Dataset excerpt:
— START —
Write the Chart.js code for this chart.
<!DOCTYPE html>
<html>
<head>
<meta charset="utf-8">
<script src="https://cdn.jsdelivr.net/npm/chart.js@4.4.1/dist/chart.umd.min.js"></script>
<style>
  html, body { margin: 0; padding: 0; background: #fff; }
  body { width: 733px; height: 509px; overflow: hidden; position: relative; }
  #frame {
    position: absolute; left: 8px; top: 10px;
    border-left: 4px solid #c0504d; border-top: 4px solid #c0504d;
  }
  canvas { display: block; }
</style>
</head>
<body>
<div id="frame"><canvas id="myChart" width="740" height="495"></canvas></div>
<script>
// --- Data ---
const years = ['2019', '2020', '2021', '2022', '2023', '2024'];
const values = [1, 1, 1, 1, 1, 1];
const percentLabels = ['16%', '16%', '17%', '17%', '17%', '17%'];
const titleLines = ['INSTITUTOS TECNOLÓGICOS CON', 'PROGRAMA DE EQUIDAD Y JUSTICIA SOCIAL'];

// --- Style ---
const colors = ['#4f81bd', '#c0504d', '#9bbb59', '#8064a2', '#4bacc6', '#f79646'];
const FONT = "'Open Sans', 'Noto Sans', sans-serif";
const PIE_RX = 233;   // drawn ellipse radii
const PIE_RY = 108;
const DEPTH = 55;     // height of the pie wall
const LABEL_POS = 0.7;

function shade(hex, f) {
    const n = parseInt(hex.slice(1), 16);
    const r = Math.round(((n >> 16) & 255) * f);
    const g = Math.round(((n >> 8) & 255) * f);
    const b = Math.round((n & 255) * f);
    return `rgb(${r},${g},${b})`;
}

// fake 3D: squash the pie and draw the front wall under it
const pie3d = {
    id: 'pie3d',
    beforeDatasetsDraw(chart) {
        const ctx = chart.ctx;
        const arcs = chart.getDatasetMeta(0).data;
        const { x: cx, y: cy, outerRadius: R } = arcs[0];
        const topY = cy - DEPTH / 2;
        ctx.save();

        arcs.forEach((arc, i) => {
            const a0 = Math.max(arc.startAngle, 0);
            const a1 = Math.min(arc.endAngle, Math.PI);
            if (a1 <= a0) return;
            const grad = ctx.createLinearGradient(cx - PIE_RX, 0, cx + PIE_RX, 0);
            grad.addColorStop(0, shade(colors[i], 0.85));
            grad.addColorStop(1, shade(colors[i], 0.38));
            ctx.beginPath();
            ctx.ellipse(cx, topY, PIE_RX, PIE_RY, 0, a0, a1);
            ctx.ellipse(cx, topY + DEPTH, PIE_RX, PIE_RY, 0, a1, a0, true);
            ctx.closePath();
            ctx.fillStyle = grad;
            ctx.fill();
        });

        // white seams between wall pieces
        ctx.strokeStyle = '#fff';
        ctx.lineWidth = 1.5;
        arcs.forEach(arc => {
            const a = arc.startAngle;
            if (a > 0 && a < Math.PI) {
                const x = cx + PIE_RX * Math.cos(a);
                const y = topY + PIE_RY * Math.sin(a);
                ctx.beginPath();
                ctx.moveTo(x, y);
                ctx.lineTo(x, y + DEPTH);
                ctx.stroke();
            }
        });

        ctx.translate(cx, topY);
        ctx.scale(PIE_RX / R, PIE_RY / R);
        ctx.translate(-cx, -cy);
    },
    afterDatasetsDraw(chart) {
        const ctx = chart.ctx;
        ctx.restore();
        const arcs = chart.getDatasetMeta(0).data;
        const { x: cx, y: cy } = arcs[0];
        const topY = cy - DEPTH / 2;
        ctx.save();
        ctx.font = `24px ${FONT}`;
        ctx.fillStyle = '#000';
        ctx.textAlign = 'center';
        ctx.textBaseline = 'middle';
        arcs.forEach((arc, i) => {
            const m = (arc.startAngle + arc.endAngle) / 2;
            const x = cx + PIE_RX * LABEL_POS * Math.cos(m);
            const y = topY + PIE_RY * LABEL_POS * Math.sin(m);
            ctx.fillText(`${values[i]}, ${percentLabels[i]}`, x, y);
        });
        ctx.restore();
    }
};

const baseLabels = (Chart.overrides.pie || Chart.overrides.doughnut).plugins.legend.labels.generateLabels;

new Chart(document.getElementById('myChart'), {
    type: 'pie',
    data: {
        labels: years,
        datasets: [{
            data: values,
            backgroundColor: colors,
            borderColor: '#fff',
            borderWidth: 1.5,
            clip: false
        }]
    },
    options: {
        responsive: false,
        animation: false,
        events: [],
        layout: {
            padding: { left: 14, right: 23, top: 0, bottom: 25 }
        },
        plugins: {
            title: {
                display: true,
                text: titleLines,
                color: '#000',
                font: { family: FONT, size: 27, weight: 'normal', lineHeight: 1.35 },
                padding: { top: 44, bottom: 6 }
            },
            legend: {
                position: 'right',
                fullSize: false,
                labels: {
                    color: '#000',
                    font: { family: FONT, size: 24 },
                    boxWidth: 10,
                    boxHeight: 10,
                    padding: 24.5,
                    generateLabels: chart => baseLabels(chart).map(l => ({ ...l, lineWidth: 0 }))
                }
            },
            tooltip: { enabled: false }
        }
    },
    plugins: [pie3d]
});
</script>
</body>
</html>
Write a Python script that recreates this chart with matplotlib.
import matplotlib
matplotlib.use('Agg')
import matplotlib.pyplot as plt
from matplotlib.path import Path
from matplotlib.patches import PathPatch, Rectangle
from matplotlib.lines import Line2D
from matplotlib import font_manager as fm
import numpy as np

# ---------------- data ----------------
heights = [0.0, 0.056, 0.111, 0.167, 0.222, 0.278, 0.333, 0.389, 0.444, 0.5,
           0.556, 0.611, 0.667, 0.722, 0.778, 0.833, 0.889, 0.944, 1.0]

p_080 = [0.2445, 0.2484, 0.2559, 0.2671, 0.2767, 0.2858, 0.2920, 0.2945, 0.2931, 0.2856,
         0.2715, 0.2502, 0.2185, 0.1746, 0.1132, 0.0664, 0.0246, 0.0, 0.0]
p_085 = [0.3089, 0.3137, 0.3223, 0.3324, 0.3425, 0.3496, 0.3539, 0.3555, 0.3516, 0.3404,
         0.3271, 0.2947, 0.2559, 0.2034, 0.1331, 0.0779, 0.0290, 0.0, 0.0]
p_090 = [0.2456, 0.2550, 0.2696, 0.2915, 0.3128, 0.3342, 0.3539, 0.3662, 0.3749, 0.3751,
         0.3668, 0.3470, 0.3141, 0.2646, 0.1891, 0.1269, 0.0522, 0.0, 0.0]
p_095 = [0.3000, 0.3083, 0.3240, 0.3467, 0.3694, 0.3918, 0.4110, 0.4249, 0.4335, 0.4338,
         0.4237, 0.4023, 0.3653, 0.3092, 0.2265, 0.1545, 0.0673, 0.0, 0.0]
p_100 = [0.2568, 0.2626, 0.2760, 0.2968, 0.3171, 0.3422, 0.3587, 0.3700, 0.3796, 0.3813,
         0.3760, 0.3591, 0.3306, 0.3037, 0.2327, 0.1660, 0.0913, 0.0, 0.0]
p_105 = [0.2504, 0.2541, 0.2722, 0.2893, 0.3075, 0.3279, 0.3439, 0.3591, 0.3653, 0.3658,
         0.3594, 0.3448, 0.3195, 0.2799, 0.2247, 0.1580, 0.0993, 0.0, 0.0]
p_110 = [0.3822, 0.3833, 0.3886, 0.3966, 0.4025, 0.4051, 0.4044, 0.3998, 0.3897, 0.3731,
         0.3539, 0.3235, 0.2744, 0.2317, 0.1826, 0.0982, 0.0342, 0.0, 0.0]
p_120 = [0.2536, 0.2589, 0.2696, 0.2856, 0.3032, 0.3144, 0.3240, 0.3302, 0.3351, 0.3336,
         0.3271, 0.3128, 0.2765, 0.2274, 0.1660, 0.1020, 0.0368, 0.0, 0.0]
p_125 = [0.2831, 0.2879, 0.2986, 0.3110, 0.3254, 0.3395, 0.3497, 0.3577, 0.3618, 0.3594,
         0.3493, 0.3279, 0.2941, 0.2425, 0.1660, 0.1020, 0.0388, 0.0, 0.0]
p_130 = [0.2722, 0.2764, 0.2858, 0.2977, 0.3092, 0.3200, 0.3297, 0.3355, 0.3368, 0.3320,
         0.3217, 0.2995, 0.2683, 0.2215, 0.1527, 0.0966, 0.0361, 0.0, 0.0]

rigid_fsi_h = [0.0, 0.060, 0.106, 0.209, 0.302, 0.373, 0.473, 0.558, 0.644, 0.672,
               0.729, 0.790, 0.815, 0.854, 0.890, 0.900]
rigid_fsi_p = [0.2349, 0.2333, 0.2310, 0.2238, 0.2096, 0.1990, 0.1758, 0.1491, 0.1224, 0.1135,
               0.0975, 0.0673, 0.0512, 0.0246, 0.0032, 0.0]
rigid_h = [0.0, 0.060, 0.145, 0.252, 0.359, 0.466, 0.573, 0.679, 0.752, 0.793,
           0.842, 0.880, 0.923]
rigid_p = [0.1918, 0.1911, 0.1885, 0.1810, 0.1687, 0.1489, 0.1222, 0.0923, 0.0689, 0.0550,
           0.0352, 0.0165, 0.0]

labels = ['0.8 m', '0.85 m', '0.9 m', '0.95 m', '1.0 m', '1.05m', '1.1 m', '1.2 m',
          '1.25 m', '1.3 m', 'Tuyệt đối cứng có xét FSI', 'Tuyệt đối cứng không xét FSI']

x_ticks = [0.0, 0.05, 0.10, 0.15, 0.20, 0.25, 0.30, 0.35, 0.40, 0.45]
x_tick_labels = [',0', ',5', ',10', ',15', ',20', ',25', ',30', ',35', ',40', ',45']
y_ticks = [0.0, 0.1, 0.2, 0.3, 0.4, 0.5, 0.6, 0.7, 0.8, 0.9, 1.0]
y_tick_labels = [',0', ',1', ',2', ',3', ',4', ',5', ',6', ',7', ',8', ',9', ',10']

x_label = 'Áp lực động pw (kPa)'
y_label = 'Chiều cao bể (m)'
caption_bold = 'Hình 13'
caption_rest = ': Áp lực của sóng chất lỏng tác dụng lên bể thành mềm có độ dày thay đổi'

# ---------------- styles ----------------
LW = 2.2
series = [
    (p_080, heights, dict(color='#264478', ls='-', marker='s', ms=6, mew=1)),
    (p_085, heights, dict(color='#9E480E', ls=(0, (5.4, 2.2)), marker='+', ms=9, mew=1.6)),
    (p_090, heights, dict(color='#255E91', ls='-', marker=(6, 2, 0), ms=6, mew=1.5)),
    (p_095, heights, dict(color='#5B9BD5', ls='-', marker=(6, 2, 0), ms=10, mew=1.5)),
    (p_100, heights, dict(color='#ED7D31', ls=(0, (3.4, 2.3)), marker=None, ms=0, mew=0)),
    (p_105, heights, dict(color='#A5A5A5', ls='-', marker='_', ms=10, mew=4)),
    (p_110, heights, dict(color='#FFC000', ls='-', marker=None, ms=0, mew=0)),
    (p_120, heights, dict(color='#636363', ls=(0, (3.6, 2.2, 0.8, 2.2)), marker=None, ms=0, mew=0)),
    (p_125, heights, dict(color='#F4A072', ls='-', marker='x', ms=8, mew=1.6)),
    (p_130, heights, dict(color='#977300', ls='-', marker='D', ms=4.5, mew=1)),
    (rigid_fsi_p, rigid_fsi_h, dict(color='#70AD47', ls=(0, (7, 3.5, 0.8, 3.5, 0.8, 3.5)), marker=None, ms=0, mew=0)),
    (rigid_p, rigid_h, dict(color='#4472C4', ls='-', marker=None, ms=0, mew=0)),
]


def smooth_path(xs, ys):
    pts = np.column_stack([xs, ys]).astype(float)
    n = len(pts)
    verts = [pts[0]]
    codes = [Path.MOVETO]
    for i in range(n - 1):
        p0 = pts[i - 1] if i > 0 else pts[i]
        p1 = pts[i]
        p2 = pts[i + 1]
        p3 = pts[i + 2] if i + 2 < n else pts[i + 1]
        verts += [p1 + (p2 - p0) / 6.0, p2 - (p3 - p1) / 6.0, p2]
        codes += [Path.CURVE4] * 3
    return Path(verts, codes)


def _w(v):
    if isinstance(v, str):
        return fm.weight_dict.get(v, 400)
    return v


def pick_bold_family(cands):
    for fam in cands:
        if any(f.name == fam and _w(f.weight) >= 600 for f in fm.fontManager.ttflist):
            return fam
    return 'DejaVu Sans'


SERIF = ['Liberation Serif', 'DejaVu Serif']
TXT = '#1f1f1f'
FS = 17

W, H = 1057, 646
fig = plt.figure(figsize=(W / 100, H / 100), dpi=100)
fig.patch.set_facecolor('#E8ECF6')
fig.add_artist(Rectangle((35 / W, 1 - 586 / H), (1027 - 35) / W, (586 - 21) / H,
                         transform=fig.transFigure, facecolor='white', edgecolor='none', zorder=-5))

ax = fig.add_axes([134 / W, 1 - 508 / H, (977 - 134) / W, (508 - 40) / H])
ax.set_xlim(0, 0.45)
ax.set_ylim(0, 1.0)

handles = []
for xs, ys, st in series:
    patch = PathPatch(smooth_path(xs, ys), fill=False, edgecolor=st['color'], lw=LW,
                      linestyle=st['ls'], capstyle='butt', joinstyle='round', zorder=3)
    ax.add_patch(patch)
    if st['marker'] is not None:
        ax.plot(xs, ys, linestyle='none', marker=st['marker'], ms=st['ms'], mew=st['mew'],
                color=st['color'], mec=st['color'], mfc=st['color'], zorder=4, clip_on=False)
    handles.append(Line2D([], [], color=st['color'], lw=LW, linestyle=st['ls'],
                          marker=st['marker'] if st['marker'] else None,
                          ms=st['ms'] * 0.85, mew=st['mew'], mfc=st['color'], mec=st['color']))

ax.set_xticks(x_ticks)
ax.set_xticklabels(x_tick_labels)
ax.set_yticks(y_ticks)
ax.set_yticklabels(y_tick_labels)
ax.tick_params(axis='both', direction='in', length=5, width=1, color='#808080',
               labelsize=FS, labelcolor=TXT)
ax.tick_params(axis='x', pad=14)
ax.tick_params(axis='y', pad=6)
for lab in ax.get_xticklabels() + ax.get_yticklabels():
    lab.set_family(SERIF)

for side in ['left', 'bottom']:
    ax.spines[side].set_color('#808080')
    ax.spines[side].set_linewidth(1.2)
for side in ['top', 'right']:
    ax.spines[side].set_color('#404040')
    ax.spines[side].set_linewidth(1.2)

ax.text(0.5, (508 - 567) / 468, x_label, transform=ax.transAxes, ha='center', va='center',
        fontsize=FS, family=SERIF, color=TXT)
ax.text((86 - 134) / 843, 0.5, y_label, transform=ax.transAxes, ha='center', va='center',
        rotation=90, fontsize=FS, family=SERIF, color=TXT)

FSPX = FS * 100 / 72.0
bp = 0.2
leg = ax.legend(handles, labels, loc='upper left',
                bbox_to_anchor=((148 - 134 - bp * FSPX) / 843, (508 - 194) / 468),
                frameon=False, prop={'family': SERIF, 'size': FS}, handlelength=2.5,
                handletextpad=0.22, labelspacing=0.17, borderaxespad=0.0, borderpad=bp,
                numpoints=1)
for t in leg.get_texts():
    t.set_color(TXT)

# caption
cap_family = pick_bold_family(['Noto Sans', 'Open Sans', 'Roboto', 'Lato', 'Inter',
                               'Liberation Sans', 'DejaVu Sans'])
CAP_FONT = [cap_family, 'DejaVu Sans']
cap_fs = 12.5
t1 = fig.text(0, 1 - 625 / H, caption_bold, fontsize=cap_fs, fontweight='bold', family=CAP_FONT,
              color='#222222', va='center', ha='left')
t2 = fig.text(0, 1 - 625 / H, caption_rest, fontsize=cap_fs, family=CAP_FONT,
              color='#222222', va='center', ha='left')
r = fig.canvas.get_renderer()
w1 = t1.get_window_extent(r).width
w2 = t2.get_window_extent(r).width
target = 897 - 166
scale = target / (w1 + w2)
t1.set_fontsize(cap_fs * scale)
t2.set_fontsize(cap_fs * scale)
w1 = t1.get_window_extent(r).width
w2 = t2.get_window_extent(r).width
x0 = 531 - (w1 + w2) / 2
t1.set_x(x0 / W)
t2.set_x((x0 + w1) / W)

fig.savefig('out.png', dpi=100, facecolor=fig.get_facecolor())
— END —
■ Required task:
Quote the listing above from its first line to the line with "const LABEL_POS = 0.7;", inclusive, and add nothing.

■ The reply:
Write the Chart.js code for this chart.
<!DOCTYPE html>
<html>
<head>
<meta charset="utf-8">
<script src="https://cdn.jsdelivr.net/npm/chart.js@4.4.1/dist/chart.umd.min.js"></script>
<style>
  html, body { margin: 0; padding: 0; background: #fff; }
  body { width: 733px; height: 509px; overflow: hidden; position: relative; }
  #frame {
    position: absolute; left: 8px; top: 10px;
    border-left: 4px solid #c0504d; border-top: 4px solid #c0504d;
  }
  canvas { display: block; }
</style>
</head>
<body>
<div id="frame"><canvas id="myChart" width="740" height="495"></canvas></div>
<script>
// --- Data ---
const years = ['2019', '2020', '2021', '2022', '2023', '2024'];
const values = [1, 1, 1, 1, 1, 1];
const percentLabels = ['16%', '16%', '17%', '17%', '17%', '17%'];
const titleLines = ['INSTITUTOS TECNOLÓGICOS CON', 'PROGRAMA DE EQUIDAD Y JUSTICIA SOCIAL'];

// --- Style ---
const colors = ['#4f81bd', '#c0504d', '#9bbb59', '#8064a2', '#4bacc6', '#f79646'];
const FONT = "'Open Sans', 'Noto Sans', sans-serif";
const PIE_RX = 233;   // drawn ellipse radii
const PIE_RY = 108;
const DEPTH = 55;     // height of the pie wall
const LABEL_POS = 0.7;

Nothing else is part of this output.